In an opening sequence concocted as an excuse for Carrell-Zemeckis to zealously bask in war movie clichés, there is a pronounced tonal whiplash as the squad of dolls appear in the nick of time to save the Hogancamp character from a beating by Wehrmacht officers, slaughtering these same men in a hail of bullets. Zemeckis revels in the violent deaths of the fascists and in the righteous fury of the women doing the killing, lingering salaciously on the bodies as they are bloodlessly shredded by bullets. In kind of the same way, there is something strange and lively about the decision to foreground the sexuality of these same dolls in such a flagrant, incautious, clever way; juxtaposed as these depictions are with the real-life story, with the women un-computerized, un-airbrushed, un-tweaked, the frankness of the sexualization practically becomes a subject in itself.

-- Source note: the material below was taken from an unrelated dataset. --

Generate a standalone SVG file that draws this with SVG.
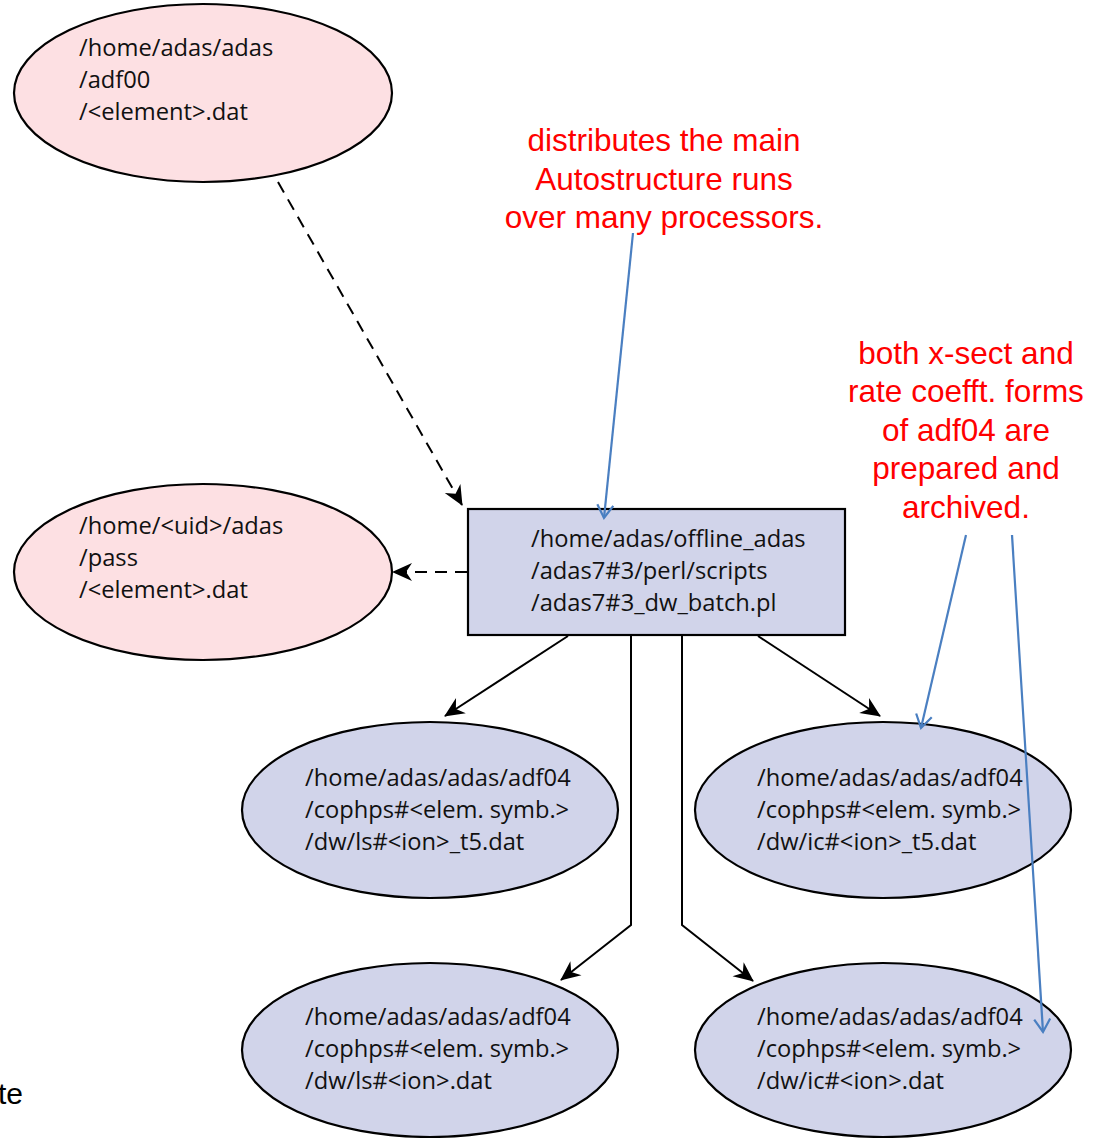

Obviously, this frankness was clearly ill-advised to all but Robert Zemeckis and whoever green-lit this anomalous project. For those of us delighted by such unadorned weirdness, Welcome to Marwen contains multitudes: Carrell delivering a chillingly uninflected monologue about shoes being "the essence of women;” an agonizing scene where he proposes to his neighbor that's on par with De Niro taking Cybil Shepard to a porn movie in Taxi Driver; an overwhelming PTSD flashback punctuated by a tone-deaf exchange confusing the word “ammo” for “gumbo.” That's chiefly the pull of this movie. It is a Spielbergian redemption fable in which all the nasty elements that lurk in the background of those films, the darkness that Zemeckis’ mentor is so good at invisibly assimilating into spectacle, are dragged kicking and screaming into the light.
Pointedly, Zemeckis does not reconcile any of the contradictions in passages where the zaniness and atonality threatens to disrupt the smooth operation of the storytelling. In that sense, he’s a distant cousin of the Douglas Sirk of Magnificent Obsession (1954); like Sirk, he rolls with the punches, incessantly moving forward, stone-faced. Welcome to Marwen, though highly imperfect, is the film of an immoderate, quixotic commercial artist, full of risk and failure, with a tin-ear to what constitutes popular appeal, and shot through with passages of perplexing power and grace. For most, its mishmash of tones—as well as a front-and-center Steve Carrell schtick without the usual patina of ironic remove—is enough to cause them to reach for their coat. Of course, then, I loved it.